Pēd. atjaunots: 28.11.2024 06:26 (GMT+2)

SAF: SAF Tehnika group non-audited consolidated financial results

27.01.2005, SAF Tehnika, RIG
SAF Tehnika                                                               27.01.2005.

SAF Tehnika group non-audited consolidated financial results for the 6 month period
ended December 31, 2004

LVL EUR
Revenues 5 840 621 8 308 138
EBIT 1 378 335 1 960 647
Net Profit 1 045 900 1 487 767

The group’s non-audited consolidated financial results met management’s expectations.
The group’s operational developments during the reported period were also in line with
management’s plans.

Chinese mobile operators have delayed infrastructure investments while they await 3G licence
auction outcomes. The slowdown in the Chinese market was compensated by increased sales to
Eastern Europe and Colombia. Regular sales have also commenced to Iran. Consolidated revenues
decreased by 25% in comparison with the first half period of financial year 2003/4. However,
if an unanticipated delivery to China during the previous corresponding period is excluded,
the difference decreases to 11%.

This highlights two factors relating to the group’s changing operating environment. Firstly,
revenue concentration has been significantly decreased, as no single country exceeds 15% of
revenues (on a half year basis). This has been one of the key management targets to achieve
in the 2004/5 financial year. Secondly, as the company is experiencing rapid revenue growth
off a low and narrow base, it is relatively changeable, hence management recommends focusing
on the annual revenue growth rates to ascertain a more representative view of the group’s
development.

Going into the second half of the financial year, management expects an improved third fiscal
quarter as the influence of the significant negative effect on sales of the Chinese New Year
celebrations will be appreciably mitigated. Furthermore, management feels comfortable about
achieving last year’s full year results from a revenue perspective.
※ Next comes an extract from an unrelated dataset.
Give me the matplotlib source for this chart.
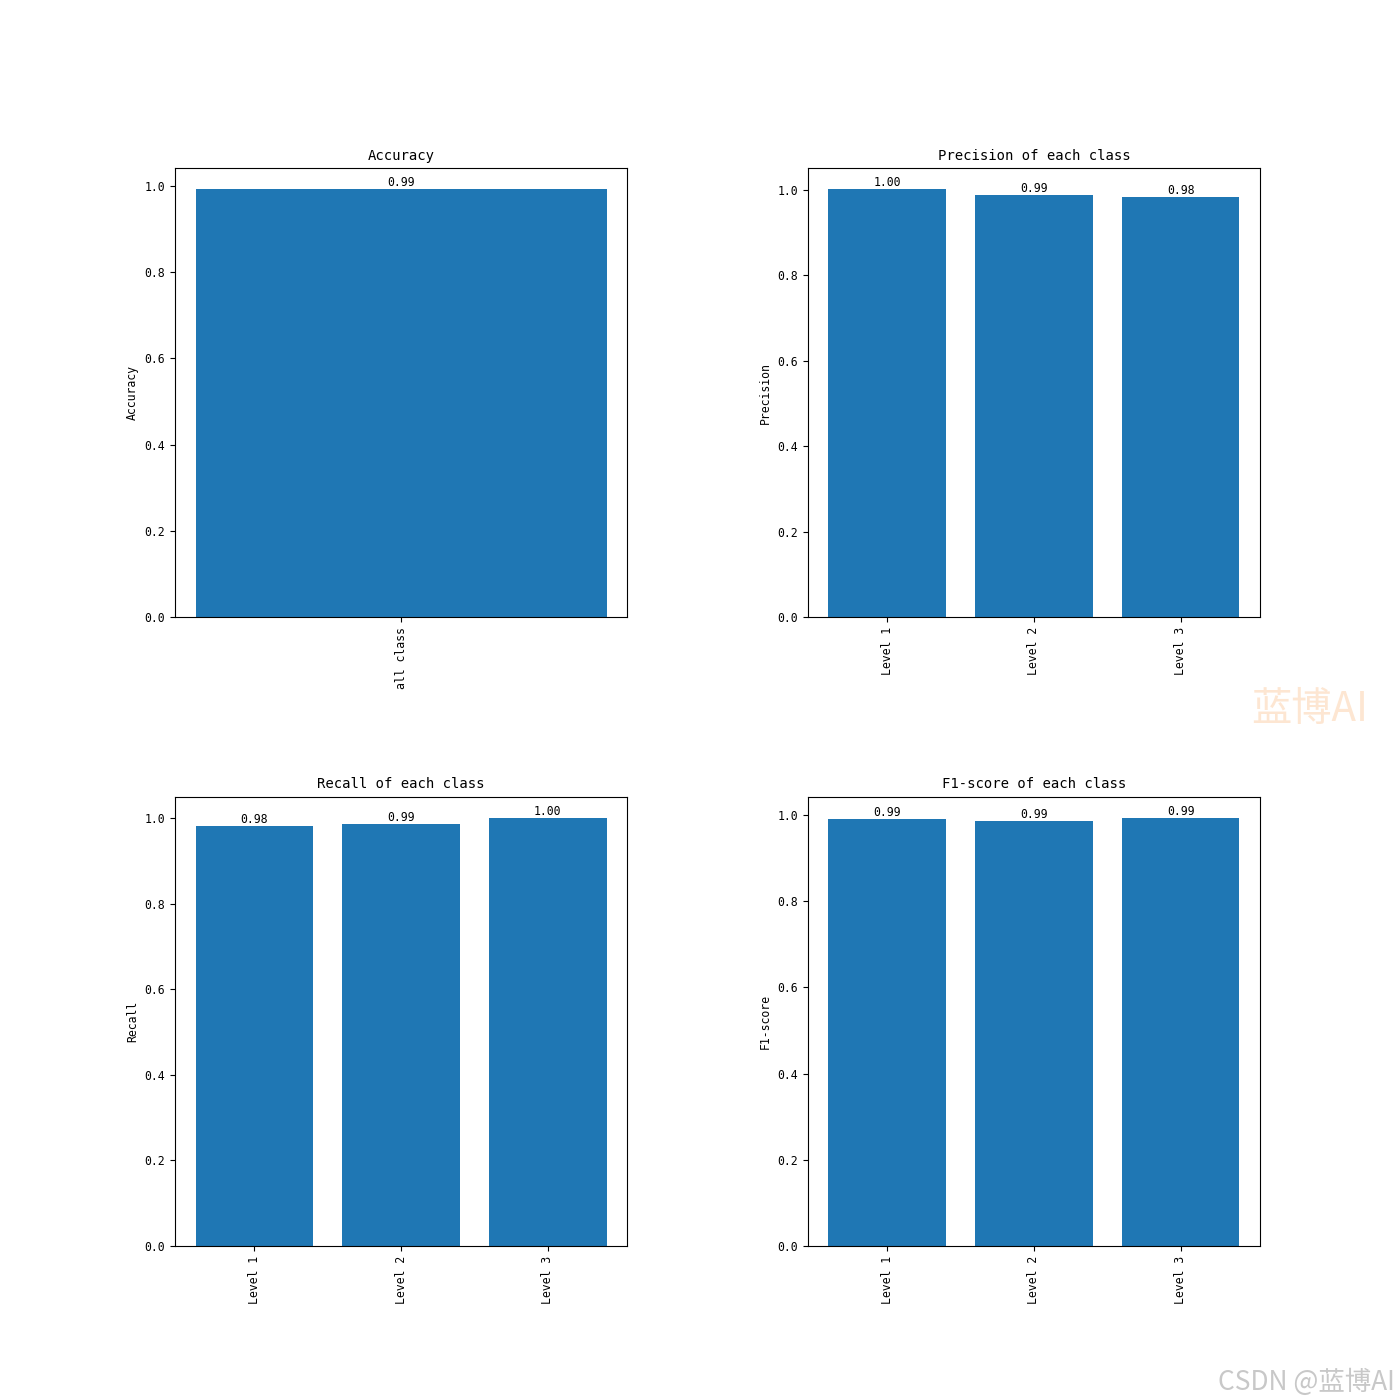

The strategic commitment of the group to enter Latin American and Middle East markets has
brought results during the reporting period. The group successfully established its presence
in Colombia and Paraguay. Continued market development is being undertaken in Pakistan. A
signed agreement with Tele2 positions the group for further sales growth opportunities in
the Russian and Baltic markets.

At the close of the reporting period SAF Tehnika successfully passed the ISO 9001:2000 quality
standard annual audit. The audit was performed by auditors from the certification organization
„Bureau Veritas Quality International”.

During the reporting period the integration of SAF Tehnika Sweden was completed and SAF Tehnika
Sweden became a component of the group’s research and development department. SAF Tehnika
Sweden costs therefore impacted the EBIT margin for the first time during the reporting period.

On December 31, 2004 the group employed 126 people.